Avances contra la viruela en Europa: historia de una vacuna
Esta es la historia de cómo se desarrolló la vacuna contra la viruela.
Algunas fuentes señalan que ya en el siglo XI se practicaba en Asia central la inoculación de la viruela o variolización para prevenirla. Existen testimonios del siglo XVI que acreditan que por entonces tal recurso se conocía y empleaba en China, y poco después en la India, Sudán y Turquía, entre otros países. Existían diversas variantes en el procedimiento para conseguir el contagio, siempre a partir de las pústulas de algún enfermo que había superado la dolencia en forma leve. La práctica consistía en la administración a una persona sana de las citadas pústulas, secas y molidas o ralladas, por los orificios nasales, en incisiones provocadas en la piel o haciendo que un niño sano llevase la ropa usada por otro que había tenido la enfermedad.
La viruela era un mal grave y muy contagioso que comenzaba con fiebres y continuaba con la aparición de vesículas con pus en la piel, que dejaban una huella imborrable en forma de cicatrices o ceguera, cuando el proceso no finalizaba en la muerte.

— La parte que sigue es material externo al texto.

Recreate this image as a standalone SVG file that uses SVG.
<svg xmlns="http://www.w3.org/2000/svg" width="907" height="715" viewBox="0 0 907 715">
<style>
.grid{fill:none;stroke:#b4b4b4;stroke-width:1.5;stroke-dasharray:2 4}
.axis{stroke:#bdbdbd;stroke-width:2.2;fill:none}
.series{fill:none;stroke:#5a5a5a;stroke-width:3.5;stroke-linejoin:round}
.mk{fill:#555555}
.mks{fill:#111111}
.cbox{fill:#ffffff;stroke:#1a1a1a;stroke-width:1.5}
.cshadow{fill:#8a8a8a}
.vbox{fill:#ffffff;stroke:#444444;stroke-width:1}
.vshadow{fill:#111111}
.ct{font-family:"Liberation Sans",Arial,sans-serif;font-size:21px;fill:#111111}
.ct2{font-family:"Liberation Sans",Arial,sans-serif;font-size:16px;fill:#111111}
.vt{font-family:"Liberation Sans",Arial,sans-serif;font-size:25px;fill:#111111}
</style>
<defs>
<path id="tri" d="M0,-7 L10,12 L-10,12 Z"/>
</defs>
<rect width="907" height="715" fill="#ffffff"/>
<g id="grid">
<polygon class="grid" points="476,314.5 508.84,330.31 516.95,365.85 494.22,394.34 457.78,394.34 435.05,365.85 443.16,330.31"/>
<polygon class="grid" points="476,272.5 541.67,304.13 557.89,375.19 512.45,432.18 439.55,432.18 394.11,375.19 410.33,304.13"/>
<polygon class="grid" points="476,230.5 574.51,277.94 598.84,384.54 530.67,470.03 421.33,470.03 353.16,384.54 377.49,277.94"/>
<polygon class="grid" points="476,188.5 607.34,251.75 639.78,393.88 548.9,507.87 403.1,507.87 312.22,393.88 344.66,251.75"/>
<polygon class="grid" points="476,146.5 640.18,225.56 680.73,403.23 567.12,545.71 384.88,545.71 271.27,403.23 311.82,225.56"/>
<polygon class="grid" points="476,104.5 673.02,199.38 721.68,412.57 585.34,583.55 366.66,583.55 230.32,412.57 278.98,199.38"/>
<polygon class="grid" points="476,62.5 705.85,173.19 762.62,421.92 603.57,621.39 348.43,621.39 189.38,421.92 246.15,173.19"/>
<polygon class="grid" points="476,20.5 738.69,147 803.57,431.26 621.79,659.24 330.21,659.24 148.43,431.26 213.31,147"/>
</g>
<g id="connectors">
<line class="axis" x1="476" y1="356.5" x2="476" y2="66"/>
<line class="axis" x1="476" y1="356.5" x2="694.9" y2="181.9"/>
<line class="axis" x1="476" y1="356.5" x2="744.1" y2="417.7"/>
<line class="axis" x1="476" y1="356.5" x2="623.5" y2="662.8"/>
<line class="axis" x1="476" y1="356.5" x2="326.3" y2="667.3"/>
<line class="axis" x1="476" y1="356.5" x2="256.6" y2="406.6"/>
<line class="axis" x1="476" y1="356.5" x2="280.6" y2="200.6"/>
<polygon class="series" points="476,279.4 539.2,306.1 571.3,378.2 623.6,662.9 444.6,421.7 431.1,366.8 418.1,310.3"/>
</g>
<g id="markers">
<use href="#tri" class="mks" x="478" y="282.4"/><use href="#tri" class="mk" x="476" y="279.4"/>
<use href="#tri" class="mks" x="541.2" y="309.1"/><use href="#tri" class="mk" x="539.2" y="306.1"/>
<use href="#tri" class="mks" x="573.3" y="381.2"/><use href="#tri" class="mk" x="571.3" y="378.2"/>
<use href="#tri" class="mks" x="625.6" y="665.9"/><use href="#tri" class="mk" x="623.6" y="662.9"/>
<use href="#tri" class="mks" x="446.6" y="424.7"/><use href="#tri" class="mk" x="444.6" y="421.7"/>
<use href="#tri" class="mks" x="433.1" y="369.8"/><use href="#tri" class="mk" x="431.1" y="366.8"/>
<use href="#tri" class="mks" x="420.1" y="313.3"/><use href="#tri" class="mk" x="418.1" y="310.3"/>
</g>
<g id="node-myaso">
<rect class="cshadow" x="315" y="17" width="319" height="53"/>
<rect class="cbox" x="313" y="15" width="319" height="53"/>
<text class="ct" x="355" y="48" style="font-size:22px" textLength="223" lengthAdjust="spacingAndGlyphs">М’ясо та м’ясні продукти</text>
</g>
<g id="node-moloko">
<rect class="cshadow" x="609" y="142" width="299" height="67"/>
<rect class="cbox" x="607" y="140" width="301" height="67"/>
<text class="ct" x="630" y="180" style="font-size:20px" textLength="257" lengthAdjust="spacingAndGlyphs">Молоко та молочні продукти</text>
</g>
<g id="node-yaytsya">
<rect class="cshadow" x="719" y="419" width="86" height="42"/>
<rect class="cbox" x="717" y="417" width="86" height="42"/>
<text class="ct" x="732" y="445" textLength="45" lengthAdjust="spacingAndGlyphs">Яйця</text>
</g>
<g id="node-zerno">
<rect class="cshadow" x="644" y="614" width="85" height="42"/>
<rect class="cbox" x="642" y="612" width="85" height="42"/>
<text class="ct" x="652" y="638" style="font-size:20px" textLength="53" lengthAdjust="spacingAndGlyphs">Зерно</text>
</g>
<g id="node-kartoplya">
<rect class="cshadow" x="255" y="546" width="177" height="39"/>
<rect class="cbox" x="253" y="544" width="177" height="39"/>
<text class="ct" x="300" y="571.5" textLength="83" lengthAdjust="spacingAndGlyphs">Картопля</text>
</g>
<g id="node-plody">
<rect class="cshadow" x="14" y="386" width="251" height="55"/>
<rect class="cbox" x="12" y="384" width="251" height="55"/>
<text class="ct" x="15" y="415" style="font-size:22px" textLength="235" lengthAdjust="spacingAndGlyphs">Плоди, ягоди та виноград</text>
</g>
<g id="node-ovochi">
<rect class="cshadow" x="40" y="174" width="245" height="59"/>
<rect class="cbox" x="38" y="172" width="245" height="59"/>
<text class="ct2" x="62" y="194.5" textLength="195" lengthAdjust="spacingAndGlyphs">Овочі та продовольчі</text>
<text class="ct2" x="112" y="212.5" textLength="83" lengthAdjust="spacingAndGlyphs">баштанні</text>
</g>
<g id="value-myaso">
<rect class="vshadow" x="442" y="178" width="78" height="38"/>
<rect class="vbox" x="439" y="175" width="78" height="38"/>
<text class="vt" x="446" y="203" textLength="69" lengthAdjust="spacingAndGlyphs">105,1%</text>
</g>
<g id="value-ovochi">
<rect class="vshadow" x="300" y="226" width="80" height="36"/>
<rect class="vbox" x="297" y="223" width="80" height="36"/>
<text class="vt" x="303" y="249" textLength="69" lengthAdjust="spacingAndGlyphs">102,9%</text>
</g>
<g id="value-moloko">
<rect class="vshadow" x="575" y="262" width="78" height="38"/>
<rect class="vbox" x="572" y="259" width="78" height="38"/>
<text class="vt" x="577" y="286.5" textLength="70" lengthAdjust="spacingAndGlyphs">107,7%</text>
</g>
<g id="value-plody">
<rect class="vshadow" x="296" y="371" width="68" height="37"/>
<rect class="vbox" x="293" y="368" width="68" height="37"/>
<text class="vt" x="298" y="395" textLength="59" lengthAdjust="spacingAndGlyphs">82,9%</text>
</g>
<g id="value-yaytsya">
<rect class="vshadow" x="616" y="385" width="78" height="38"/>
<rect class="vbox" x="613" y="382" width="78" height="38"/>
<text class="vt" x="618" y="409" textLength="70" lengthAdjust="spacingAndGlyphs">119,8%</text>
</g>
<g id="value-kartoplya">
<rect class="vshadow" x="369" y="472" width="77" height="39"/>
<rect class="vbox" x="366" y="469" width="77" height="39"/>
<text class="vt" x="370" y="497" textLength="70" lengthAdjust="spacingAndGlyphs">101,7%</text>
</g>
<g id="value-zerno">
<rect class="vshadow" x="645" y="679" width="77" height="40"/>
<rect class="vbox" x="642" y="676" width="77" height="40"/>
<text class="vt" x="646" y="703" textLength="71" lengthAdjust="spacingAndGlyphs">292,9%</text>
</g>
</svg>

Parece que desde comienzos del siglo XVII el virus se volvió más agresivo –hoy diríamos que por una mutación– y en el Viejo Continente fueron más frecuentes las epidemias, donde se ha calculado que cada año fallecían por ello 400 000 personas.
También se cree que antes del siglo XVIII en algunos lugares de Europa ya se llevaba a cabo algún tipo de variolización, una práctica que seguramente se consideraba una superstición, pero que estaba basada en la realidad empírica de que quienes contraían una vez la enfermedad quedaban inmunizados. En todo caso, a comienzos de esa centuria entró en escena una persona que resultaría fundamental en toda esta historia. Se trata de Mary Montagu, una mujer decidida e inteligente que había visto morir a un hermano por la viruela y que llevaba en su rostro las cicatrices que dejaba.
Mary estaba casada con un diplomático que fue enviado en 1716 a Constantinopla como embajador británico en la corte otomana. Sus dos años de estancia le sirvieron para asimilar la cultura turca y conocer en detalle la práctica de la inoculación subcutánea. Convencida de su eficacia, decidió que Charles Maitland, médico en la embajada, se la aplicase a su hijo de seis años. De regreso a Londres, se convirtió en una defensora de esa técnica, que planteaba rechazos entre la comunidad médica. Es cierto que presentaba riesgos –en algunos casos, las personas inoculadas podían morir–, pero otras críticas tenían base religiosa. Se afirmaba, por ejemplo, que toda epidemia era un castigo divino y la inoculación iba en contra de la voluntad de Dios.
En 1721, hubo una grave epidemia en Gran Bretaña y Mary pidió a Maitland que inoculara a su hija de tres años, en presencia de otros médicos. El éxito de la operación se conoció en todo Londres e incluso la Casa Real se mostró interesada. Como medida de precaución, antes de aplicarla se decidió realizar una prueba con seis presos que iban a ser ejecutados. El 9 de agosto de 1721, ante unos veinticinco galenos, cirujanos y miembros de la Royal Society, tuvo lugar el llamado Real Experimento. El resultado fue favorable y los reos fueron liberados. Pronto seguirían otros ensayos en niños, y en abril de 1722 serían inoculadas dos hijas de la Princesa de Gales.
La técnica se extendería paulatinamente, de modo que ya se aplicaba en muchos otros países cuando a finales de siglo el médico Edward Jenner ideó la primera vacuna de la historia, en la que la inmunización se obtenía a partir del virus proveniente de la viruela de las vacas. La vacunación se impondría porque era más segura y eficaz, dejaba poca huella en el lugar de inyección y los vacunados no transmitían la enfermedad.